EXERCISE AIM – Print exactly the lines from the first one down to the line that contains "const innerH = height", both included, and skip the pictures.

*** RECORDED DATA

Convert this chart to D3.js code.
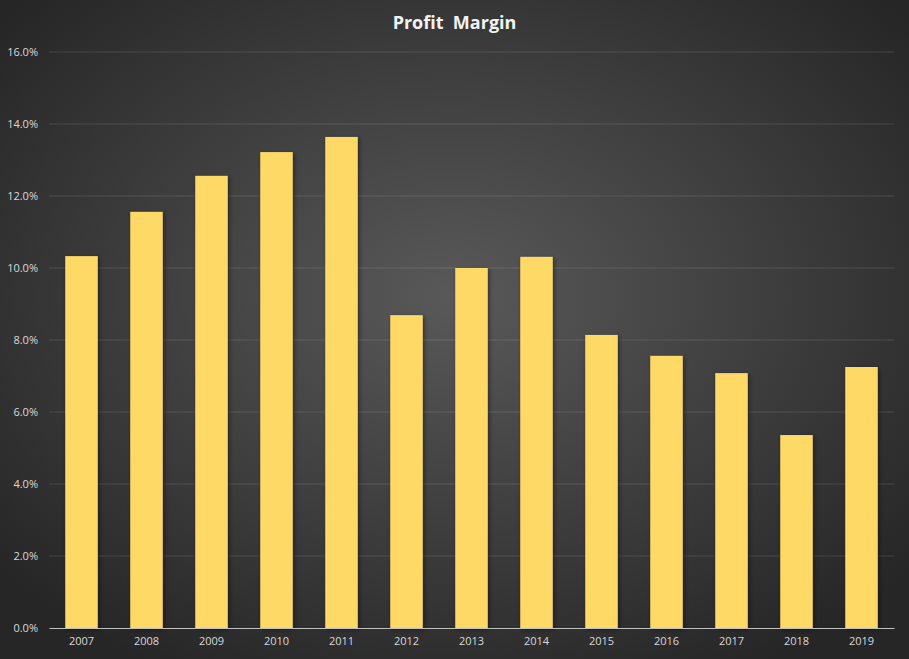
<!DOCTYPE html>
<html>
<head>
<meta charset="utf-8">
<script src="https://cdn.jsdelivr.net/npm/d3@7"></script>
<style>
  body { margin: 0; background: #262626; }
  svg text { font-family: "Open Sans", "Liberation Sans", sans-serif; }
</style>
</head>
<body>
<div id="chart"></div>
<script>
// Chart data
const years = ["2007", "2008", "2009", "2010", "2011", "2012", "2013",
               "2014", "2015", "2016", "2017", "2018", "2019"];
const margins = [10.33, 11.56, 12.56, 13.22, 13.64, 8.69, 10.0,
                 10.31, 8.14, 7.56, 7.08, 5.36, 7.25];
const yTicks = [0, 2, 4, 6, 8, 10, 12, 14, 16];
const chartTitle = "Profit  Margin";

const width = 909, height = 659;
const margin = { top: 52, right: 15, bottom: 31, left: 49 };
const innerW = width - margin.left - margin.right;
const innerH = height - margin.top - margin.bottom;

const svg = d3.select("#chart")
    .append("svg")
    .attr("width", width)
    .attr("height", height);

const defs = svg.append("defs");
const bg = defs.append("radialGradient")
    .attr("id", "bg")
    .attr("cx", "50%").attr("cy", "45%")
    .attr("r", "65%");
bg.append("stop").attr("offset", "0%").attr("stop-color", "#595959");
bg.append("stop").attr("offset", "100%").attr("stop-color", "#262626");

const shadow = defs.append("filter")
    .attr("id", "shadow")
    .attr("x", "-30%").attr("y", "-10%")
    .attr("width", "160%").attr("height", "130%");
shadow.append("feDropShadow")
    .attr("dx", 1.5).attr("dy", 1.5)
    .attr("stdDeviation", 2)
    .attr("flood-color", "#000")
    .attr("flood-opacity", 0.45);

svg.append("rect")
    .attr("width", width)
    .attr("height", height)
    .attr("fill", "url(#bg)");

// title
svg.append("text")
    .attr("x", width / 2)
    .attr("y", 29)
    .attr("text-anchor", "middle")
    .attr("fill", "#f2f2f2")
    .style("font-size", "18px")
    .style("font-weight", "bold")
    .style("white-space", "pre")
    .text(chartTitle);

const g = svg.append("g")
    .attr("transform", `translate(${margin.left}, ${margin.top})`);

// scales
const x = d3.scaleBand()
    .domain(years)
    .range([0, innerW])
    .paddingInner(0.5)
    .paddingOuter(0.25);

const y = d3.scaleLinear()
    .domain([0, 16])
    .range([innerH, 0]);

// gridlines
g.append("g")
    .selectAll("line")
    .data(yTicks.filter(d => d > 0))
    .enter()
    .append("line")
    .attr("x1", 0)
    .attr("x2", innerW)
    .attr("y1", d => y(d))
    .attr("y2", d => y(d))
    .attr("stroke", "#ffffff")
    .attr("stroke-opacity", 0.12)
    .attr("stroke-width", 1);

// y axis
const yAxis = d3.axisLeft(y)
    .tickValues(yTicks)
    .tickSize(0)
    .tickPadding(11)
    .tickFormat(d => d.toFixed(1) + "%");

g.append("g")
    .call(yAxis)
    .call(a => a.select(".domain").remove())
    .selectAll("text")
    .attr("fill", "#d9d9d9")
    .style("font-size", "11px");

// bars
g.selectAll("rect.bar")
    .data(margins)
    .enter()
    .append("rect")
    .attr("class", "bar")
    .attr("x", (d, i) => x(years[i]))
    .attr("y", d => y(d))
    .attr("width", x.bandwidth())
    .attr("height", d => y(0) - y(d))
    .attr("fill", "#ffd966")
    .attr("filter", "url(#shadow)");

// x axis
const xAxis = d3.axisBottom(x).tickSize(0).tickPadding(9);
g.append("g")
    .attr("transform", `translate(0, ${innerH})`)
    .call(xAxis)
    .call(a => a.select(".domain").attr("stroke", "#bfbfbf").attr("stroke-width", 1.2))
    .selectAll("text")
    .attr("fill", "#d9d9d9")
    .style("font-size", "11px");
</script>
</body>
</html>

******

ANSWER TO THIS EXERCISE –
Convert this chart to D3.js code.
<!DOCTYPE html>
<html>
<head>
<meta charset="utf-8">
<script src="https://cdn.jsdelivr.net/npm/d3@7"></script>
<style>
  body { margin: 0; background: #262626; }
  svg text { font-family: "Open Sans", "Liberation Sans", sans-serif; }
</style>
</head>
<body>
<div id="chart"></div>
<script>
// Chart data
const years = ["2007", "2008", "2009", "2010", "2011", "2012", "2013",
               "2014", "2015", "2016", "2017", "2018", "2019"];
const margins = [10.33, 11.56, 12.56, 13.22, 13.64, 8.69, 10.0,
                 10.31, 8.14, 7.56, 7.08, 5.36, 7.25];
const yTicks = [0, 2, 4, 6, 8, 10, 12, 14, 16];
const chartTitle = "Profit  Margin";

const width = 909, height = 659;
const margin = { top: 52, right: 15, bottom: 31, left: 49 };
const innerW = width - margin.left - margin.right;
const innerH = height - margin.top - margin.bottom;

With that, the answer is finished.